_Short task:_ Retype only what runs from the beginning of the data through the line with "MICROEMPRESA QUE NO"; please omit the pictures and keep every line exact.

_Data lines:_
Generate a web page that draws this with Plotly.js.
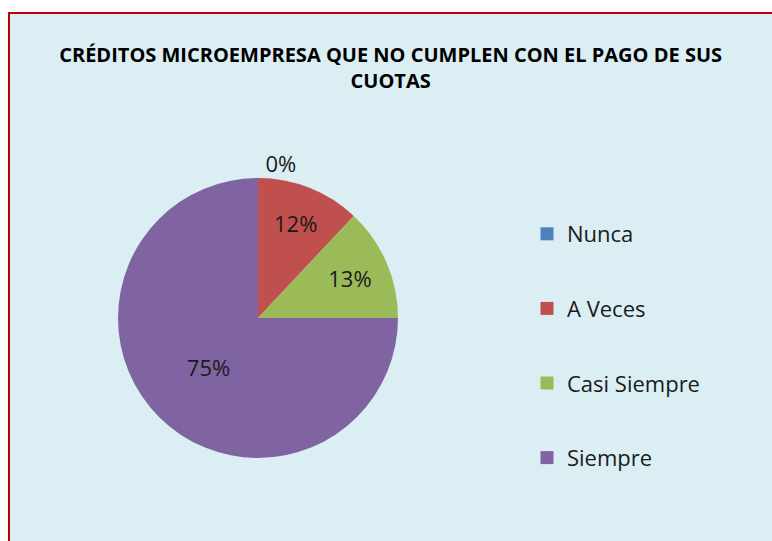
<!DOCTYPE html>
<html>
<head>
<meta charset="utf-8">
<script src="https://cdn.plot.ly/plotly-3.0.1.min.js"></script>
<style>html,body{margin:0;padding:0;background:#fff;}#chart{width:772px;height:541px;}</style>
</head>
<body>
<div id="chart"></div>
<script>
const categories = ["Nunca", "A Veces", "Casi Siempre", "Siempre"];
const values = [0, 12, 13, 75];
const colors = ["#4F81BD", "#C0504D", "#9BBB59", "#8064A2"];
const chartTitle = "CRÉDITOS MICROEMPRESA QUE NO CUMPLEN CON EL PAGO DE SUS<br>CUOTAS";

const W = 772, H = 541;
const fontFam = "Open Sans, Noto Sans, sans-serif";

const pie = {
  type: "pie",
  labels: categories,
  values: values,
  sort: false,
  direction: "clockwise",
  rotation: 0,
  marker: { colors: colors, line: { width: 0 } },
  textinfo: "percent",
  texttemplate: "%{percent:.0%}",
  textposition: ["outside", "inside", "inside", "inside"],
  insidetextorientation: "horizontal",
  textfont: { family: fontFam, size: 22, color: "#1a1a1a" },
  outsidetextfont: { family: fontFam, size: 22, color: "#1a1a1a" },
  showlegend: false,
  hoverinfo: "none",
  domain: { x: [113 / W, 403 / W], y: [(H - 458) / H, (H - 178) / H] }
};

const legendTraces = categories.map((c, i) => ({
  type: "scatter",
  x: [null], y: [null],
  mode: "markers",
  name: c,
  legendgroup: "g" + i,
  marker: { symbol: "square", size: 13, color: colors[i] },
  hoverinfo: "none",
  showlegend: true
}));

const layout = {
  width: W, height: H,
  margin: { l: 0, r: 0, t: 0, b: 0 },
  paper_bgcolor: "#ffffff",
  plot_bgcolor: "rgba(0,0,0,0)",
  xaxis: { visible: false },
  yaxis: { visible: false },
  title: {
    text: chartTitle,
    font: { family: fontFam, size: 20, color: "#000", weight: "bold" },
    x: 0.506, xanchor: "center",
    y: 1 - 62 / H, yanchor: "middle", yref: "container"
  },
  showlegend: true,
  legend: {
    x: 527 / W, xanchor: "left",
    y: (H - 213) / H, yanchor: "top",
    traceorder: "grouped",
    tracegroupgap: 43,
    bgcolor: "rgba(0,0,0,0)",
    font: { family: fontFam, size: 22, color: "#1a1a1a" },
    itemclick: false, itemdoubleclick: false
  },
  shapes: [{
    type: "rect", xref: "paper", yref: "paper", layer: "below",
    x0: 9 / W, x1: 1.02, y0: -0.02, y1: 1 - 13 / H,
    fillcolor: "#DBEEF4", line: { color: "#C00000", width: 2 }
  }]
};

Plotly.newPlot("chart", [pie, ...legendTraces], layout, { displayModeBar: false, staticPlot: true });
</script>
</body>
</html>
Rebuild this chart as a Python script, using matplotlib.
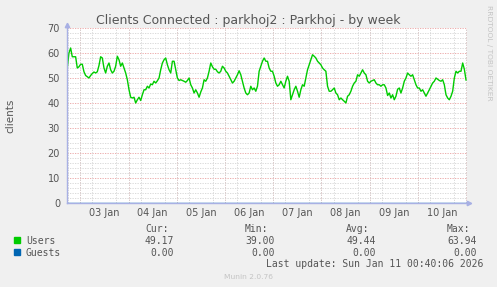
import numpy as np
import matplotlib
matplotlib.use("Agg")
import matplotlib.pyplot as plt
from matplotlib.patches import Rectangle

# users connected, sampled every ~50 min from Jan 2 17:32 (hours rel. to Jan 3 00:00)
users = [
    54, 60, 62, 58.5, 58.5, 58.5, 54, 54.5, 55.5, 55.5, 52.5, 51, 50.5, 50, 51, 51.8,
    52.4, 52, 52.5, 55, 58.5, 58, 54, 52, 54.7, 56, 53.3, 52, 52.7, 54.7, 58.7, 57.3,
    54.7, 56, 54, 52, 49.3, 45.3, 42.3, 42, 42.3, 40, 41.3, 42.3, 41, 43.3, 45.3, 45.3,
    46.7, 46, 47.6, 47.3, 48.7, 48, 48.9, 50, 53.3, 56, 57.3, 58, 55.3, 53.3, 52, 56.7,
    56.7, 53.3, 50, 49, 49.3, 49, 48.7, 48.3, 49, 50, 47.3, 46, 44, 45.3, 44, 42.3,
    44.4, 46, 49.3, 48.7, 50, 52.7, 56, 54.5, 53.5, 53.5, 52.5, 52, 52.7, 54.7, 54, 52.7,
    52, 50.7, 49.3, 48, 48.7, 50, 51.3, 52.9, 51.3, 48.7, 46, 44, 43.3, 44, 46.7, 45.3,
    46, 44.7, 46.7, 52.7, 54.7, 56.7, 58, 56.7, 56.7, 54, 52.7, 52.7, 50.7, 48, 46.7,
    47.3, 48.7, 47.3, 46, 48.7, 50.7, 48.7, 41.3, 43.3, 45.3, 46.7, 44.7, 42.3, 45.3, 47.3,
    46.7, 50, 53.3, 55.3, 57.3, 59.3, 58.7, 58, 56.7, 56, 55.3, 54, 53.3, 52.7, 46.7, 44.7,
    44.7, 45.3, 46, 44, 43.3, 41.3, 42, 41.3, 40.7, 40, 42.7, 43.3, 44.7, 46.7, 48, 48.7,
    51.3, 50.7, 52, 53.3, 52, 51.3, 48.7, 48, 48.7, 49, 49.3, 48, 47.3, 47.3, 46.7, 47.3,
    47.3, 46, 43, 44, 42, 43.3, 41.3, 42.7, 45.5, 46, 44, 46, 48.7, 50, 52, 51.3,
    50.7, 51.3, 49.3, 47.3, 46, 46, 44.7, 45.3, 44, 42.7, 44, 45.3, 46.7, 48, 48.7, 50,
    49.5, 49, 48.7, 49.3, 47.3, 43.3, 42, 41.3, 42.7, 44.7, 50, 52.7, 52, 52.7, 52.7, 56,
    53.5, 49.2,
]
guests = [0.0] * len(users)
start_hour = -6.46
step_hours = 0.83
hours = start_hour + np.arange(len(users)) * step_hours

day_labels = ['03 Jan', '04 Jan', '05 Jan', '06 Jan', '07 Jan', '08 Jan', '09 Jan', '10 Jan']
series_names = ['Users', 'Guests']
series_colors = ['#00cc00', '#0066b3']
stats = [['49.17', '39.00', '49.44', '63.94'],
         ['0.00', '0.00', '0.00', '0.00']]
stat_heads = ['Cur:', 'Min:', 'Avg:', 'Max:']

W, H = 497, 287
fig = plt.figure(figsize=(W / 100, H / 100), dpi=100, facecolor='#f0f0f0')
ax = fig.add_axes([67 / W, 1 - 203 / H, 400 / W, 175 / H])
ax.set_facecolor('white')

txt = '#555555'
red = '#e9a0a0'
gray = '#d4d4d4'
axis_col = '#a8b0e4'

ax.set_xlim(-6.6, 192.4)
ax.set_ylim(0, 70)

# grid: gray every 6h / 2 units, red every day / 10 units
ax.set_xticks(np.arange(-6, 193, 6), minor=True)
ax.set_yticks(np.arange(0, 71, 2), minor=True)
ax.grid(which='minor', color=gray, linestyle=(0, (1.5, 1.5)), linewidth=0.6)
for d in range(0, 193, 24):
    ax.axvline(d, color=red, linestyle=(0, (1.5, 1.5)), linewidth=0.6, zorder=1)
for v in range(10, 71, 10):
    ax.axhline(v, color=red, linestyle=(0, (1.5, 1.5)), linewidth=0.6, zorder=1)

ax.set_xticks(12 + 24 * np.arange(len(day_labels)))
ax.set_xticklabels(day_labels)
ax.set_yticks(np.arange(0, 71, 10))
ax.tick_params(which='both', length=0, labelsize=7, colors=txt)
ax.tick_params(axis='x', pad=3.5)
ax.tick_params(axis='y', pad=5)

ax.plot(hours, guests, color=series_colors[1], linewidth=1.0, zorder=2)
ax.plot(hours, users, color=series_colors[0], linewidth=1.0, zorder=3)

for s in ['top', 'right']:
    ax.spines[s].set_visible(False)
for s in ['left', 'bottom']:
    ax.spines[s].set_color(axis_col)
    ax.spines[s].set_linewidth(1.0)
    ax.spines[s].set_zorder(4)
ax.plot([1.005], [0], marker='>', color=axis_col, markersize=3.2, transform=ax.transAxes, clip_on=False)
ax.plot([0], [1.02], marker='^', color=axis_col, markersize=3.2, transform=ax.transAxes, clip_on=False)

ax.set_ylabel('clients', fontsize=7.5, color=txt)
ax.yaxis.set_label_coords(-0.13, 0.5)

fig.text(248 / W, 1 - 24 / H, 'Clients Connected : parkhoj2 : Parkhoj - by week',
         ha='center', va='baseline', fontsize=9, color=txt)
fig.text(488.5 / W, 1 - 5 / H, 'RRDTOOL / TOBI OETIKER', rotation=270,
         ha='center', va='top', fontsize=5.4, color='#c4c4c4')

# legend block
mono = 'DejaVu Sans Mono'
head_x = [168.5, 268.5, 369.5, 470]
val_x = [174, 275, 376, 477]
for hx, h in zip(head_x, stat_heads):
    fig.text(hx / W, 1 - 232 / H, h, ha='right', va='baseline', fontsize=7, family=mono, color=txt)
for i, (name, col) in enumerate(zip(series_names, series_colors)):
    base = 243.5 + 12 * i
    fig.patches.append(Rectangle((14 / W, 1 - (base - 1) / H), 6 / W, 6 / H,
                                 transform=fig.transFigure, color=col))
    fig.text(26 / W, 1 - base / H, name, ha='left', va='baseline', fontsize=7, family=mono, color=txt)
    for vx, v in zip(val_x, stats[i]):
        fig.text(vx / W, 1 - base / H, v, ha='right', va='baseline', fontsize=7, family=mono, color=txt)
fig.text(483 / W, 1 - 267 / H, 'Last update: Sun Jan 11 00:40:06 2026', ha='right', va='baseline',
         fontsize=7, family=mono, color=txt)
fig.text(248 / W, 1 - 279 / H, 'Munin 2.0.76', ha='center', va='baseline', fontsize=5.4, color='#c4c4c4')

fig.savefig('out.png', dpi=100, facecolor=fig.get_facecolor())
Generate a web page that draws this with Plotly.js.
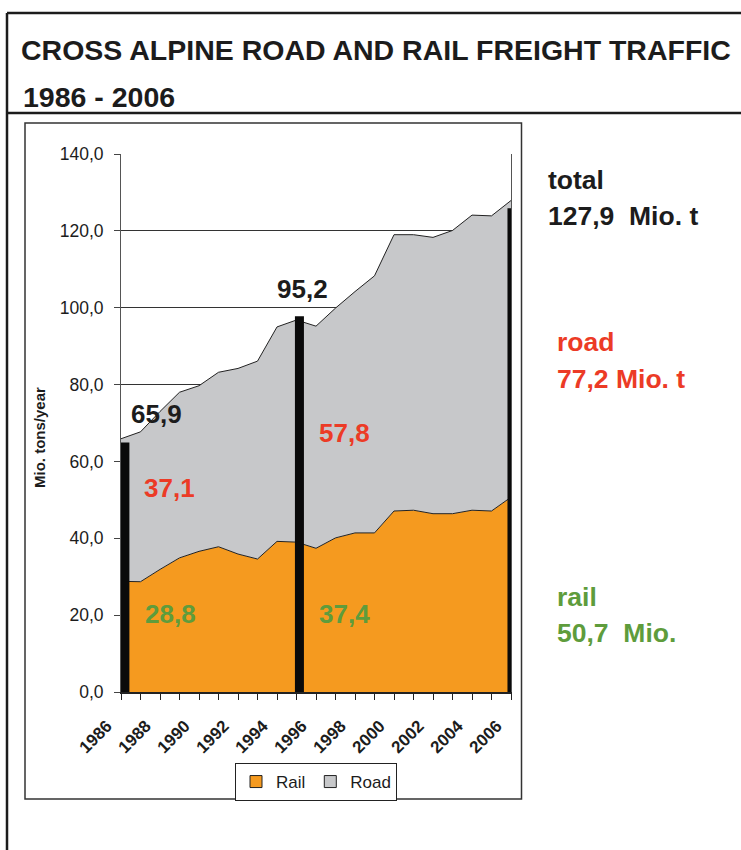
<!DOCTYPE html>
<html>
<head>
<meta charset="utf-8">
<script src="https://cdn.plot.ly/plotly-3.0.1.min.js"></script>
<style>
  html, body { margin: 0; padding: 0; background: #ffffff; }
  #chart { width: 741px; height: 850px; }
</style>
</head>
<body>
<div id="chart"></div>
<script>
// ---- data ----
var years = [1986, 1987, 1988, 1989, 1990, 1991, 1992, 1993, 1994, 1995, 1996,
             1997, 1998, 1999, 2000, 2001, 2002, 2003, 2004, 2005, 2006];
var tickLabels = ['1986', '', '1988', '', '1990', '', '1992', '', '1994', '', '1996',
                  '', '1998', '', '2000', '', '2002', '', '2004', '', '2006'];
var rail = [28.8, 28.7, 31.9, 34.9, 36.6, 37.8, 35.9, 34.6, 39.2, 39.0, 37.4,
            40.1, 41.4, 41.4, 47.1, 47.3, 46.4, 46.4, 47.3, 47.1, 50.7];
var road = [37.1, 39.0, 41.1, 43.1, 43.1, 45.4, 48.3, 51.5, 55.8, 57.8, 57.8,
            59.8, 62.8, 66.9, 71.9, 71.7, 71.9, 73.7, 76.8, 76.8, 77.2];
// black marker bars drawn on the chart
var markerYears = [1986.2, 1995.15, 2006.05];
var markerTops = [64.9, 97.8, 125.9];
// value labels
var totalLabels = ['65,9', '95,2'];
var roadLabels = ['37,1', '57,8'];
var railLabels = ['28,8', '37,4'];

// ---- layout helpers (pixel -> paper) ----
var ML = 121, MR = 230, MT = 154, MB = 158, W = 741, H = 850;
var PW = W - ML - MR, PH = H - MT - MB;
function px(x) { return (x - ML) / PW; }
function py(y) { return (H - MB - y) / PH; }

var FONT = 'Arial, "Liberation Sans", Helvetica, sans-serif';
var ORANGE = '#F59A1F', GREY = '#C7C8CA', RED = '#EC3B26', GREEN = '#5E9C3C', INK = '#1c1c1c';

// build marker bar trace
var bx = [], by = [];
for (var i = 0; i < markerYears.length; i++) {
  bx.push(markerYears[i], markerYears[i], null);
  by.push(0, markerTops[i], null);
}

var traces = [
  { x: years, y: rail, name: 'Rail', type: 'scatter', mode: 'lines', stackgroup: 'one',
    fillcolor: ORANGE, line: { color: '#222', width: 1 }, hoverinfo: 'x+y', showlegend: false },
  { x: years, y: road, name: 'Road', type: 'scatter', mode: 'lines', stackgroup: 'one',
    fillcolor: GREY, line: { color: '#222', width: 1 }, hoverinfo: 'x+y', showlegend: false },
  { x: bx, y: by, type: 'scatter', mode: 'lines', showlegend: false, hoverinfo: 'skip',
    line: { color: '#0a0a0a', width: 9 } },
  // legend entries (square swatches like the original)
  { x: [null], y: [null], type: 'bar', name: 'Rail', marker: { color: ORANGE, line: { color: '#222', width: 1 } } },
  { x: [null], y: [null], type: 'bar', name: 'Road', marker: { color: GREY, line: { color: '#222', width: 1 } } }
];

function ann(text, x, y, size, color, extra) {
  var a = { text: text, xref: 'paper', yref: 'paper', x: px(x), y: py(y),
    xanchor: 'center', yanchor: 'middle', showarrow: false,
    font: { family: FONT, size: size, color: color, weight: 700 } };
  if (extra) { for (var k in extra) a[k] = extra[k]; }
  return a;
}

var annotations = [
  ann('1986 - 2006', 21, 97, 28.5, INK, { xanchor: 'left' }),
  ann(totalLabels[0], 156, 414, 26, INK),
  ann(roadLabels[0], 169, 488, 26, RED),
  ann(railLabels[0], 170, 614, 26, GREEN),
  ann(totalLabels[1], 302, 289, 26, INK),
  ann(roadLabels[1], 344, 433, 26, RED),
  ann(railLabels[1], 344, 614, 26, GREEN),
  ann('total', 546, 180, 26.5, INK, { xanchor: 'left' }),
  ann('127,9&nbsp;&nbsp;Mio. t', 546, 216, 26.5, INK, { xanchor: 'left' }),
  ann('road', 555, 342, 26.5, RED, { xanchor: 'left' }),
  ann('77,2 Mio. t', 555, 379, 26.5, RED, { xanchor: 'left' }),
  ann('rail', 555, 597, 26.5, GREEN, { xanchor: 'left' }),
  ann('50,7&nbsp;&nbsp;Mio.', 555, 633, 26.5, GREEN, { xanchor: 'left' }),
  ann('Mio. tons/year', 40, 438, 15, INK, { textangle: -90 })
];

function line(x0, y0, x1, y1, w, c) {
  return { type: 'line', xref: 'paper', yref: 'paper', x0: px(x0), y0: py(y0), x1: px(x1), y1: py(y1),
    line: { color: c, width: w }, layer: 'above' };
}

var shapes = [
  line(7, 13, 741, 13, 2.5, INK),
  line(7, 13, 7, 850, 2.5, INK),
  line(7, 113, 741, 113, 2.5, INK),
  { type: 'rect', xref: 'paper', yref: 'paper', x0: px(25), y0: py(123), x1: px(521.5), y1: py(799),
    line: { color: '#333', width: 1.5 }, layer: 'below' }
];

var layout = {
  width: W, height: H,
  margin: { l: ML, r: MR, t: MT, b: MB, pad: 0 },
  paper_bgcolor: '#ffffff', plot_bgcolor: '#ffffff',
  separators: ',.',
  showlegend: true,
  title: { text: 'CROSS ALPINE ROAD AND RAIL FREIGHT TRAFFIC', xref: 'container', yref: 'container',
    x: 21 / W, xanchor: 'left', y: 1 - 50 / H, yanchor: 'middle',
    font: { family: FONT, size: 28.5, color: INK, weight: 700 } },
  xaxis: {
    type: 'linear', range: [years[0], years[years.length - 1]],
    tickmode: 'array', tickvals: years, ticktext: tickLabels, tickangle: -45,
    ticks: 'outside', ticklen: 6, tickwidth: 1, tickcolor: '#222',
    ticklabelshift: -14, ticklabelstandoff: 10,
    tickfont: { family: FONT, size: 17, color: INK, weight: 700 },
    showgrid: false, zeroline: false, showline: true, linecolor: '#222', linewidth: 1.5,
    fixedrange: true
  },
  yaxis: {
    range: [0, 140], dtick: 20, tickformat: '.1f',
    ticks: 'outside', ticklen: 6, tickwidth: 1, tickcolor: '#444',
    ticklabelstandoff: 7,
    tickfont: { family: FONT, size: 17.5, color: INK },
    showgrid: true, gridcolor: '#333', gridwidth: 1,
    zeroline: false, showline: true, linecolor: '#555', linewidth: 1, mirror: true,
    fixedrange: true
  },
  legend: {
    orientation: 'h', x: 0.5, xanchor: 'center', y: py(763), yanchor: 'top',
    bordercolor: '#222', borderwidth: 1, bgcolor: '#ffffff',
    font: { family: FONT, size: 17, color: INK }, itemwidth: 30,
    traceorder: 'normal'
  },
  annotations: annotations,
  shapes: shapes
};

Plotly.newPlot('chart', traces, layout, { displayModeBar: false, staticPlot: true });
</script>
</body>
</html>
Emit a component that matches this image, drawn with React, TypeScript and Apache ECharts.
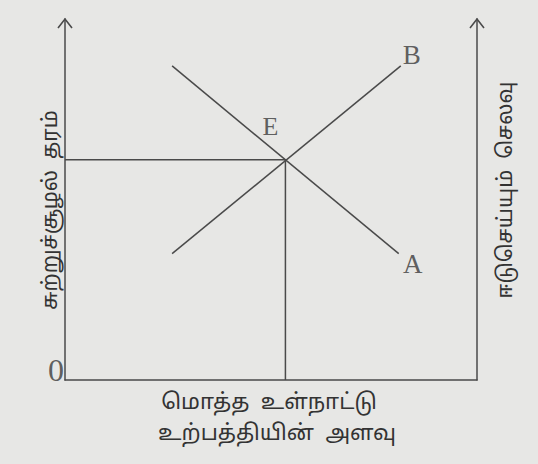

_Answer below:_
Generate a web page that draws this with Plotly.js.
<!DOCTYPE html>
<html>
<head>
<meta charset="utf-8">
<script src="https://cdn.plot.ly/plotly-3.0.1.min.js"></script>
<style>html,body{margin:0;padding:0;background:#fff;}#chart{width:772px;height:541px;}</style>
</head>
<body>
<div id="chart"></div>
<script>
const categories = ["Nunca", "A Veces", "Casi Siempre", "Siempre"];
const values = [0, 12, 13, 75];
const colors = ["#4F81BD", "#C0504D", "#9BBB59", "#8064A2"];
const chartTitle = "CRÉDITOS MICROEMPRESA QUE NO CUMPLEN CON EL PAGO DE SUS<br>CUOTAS";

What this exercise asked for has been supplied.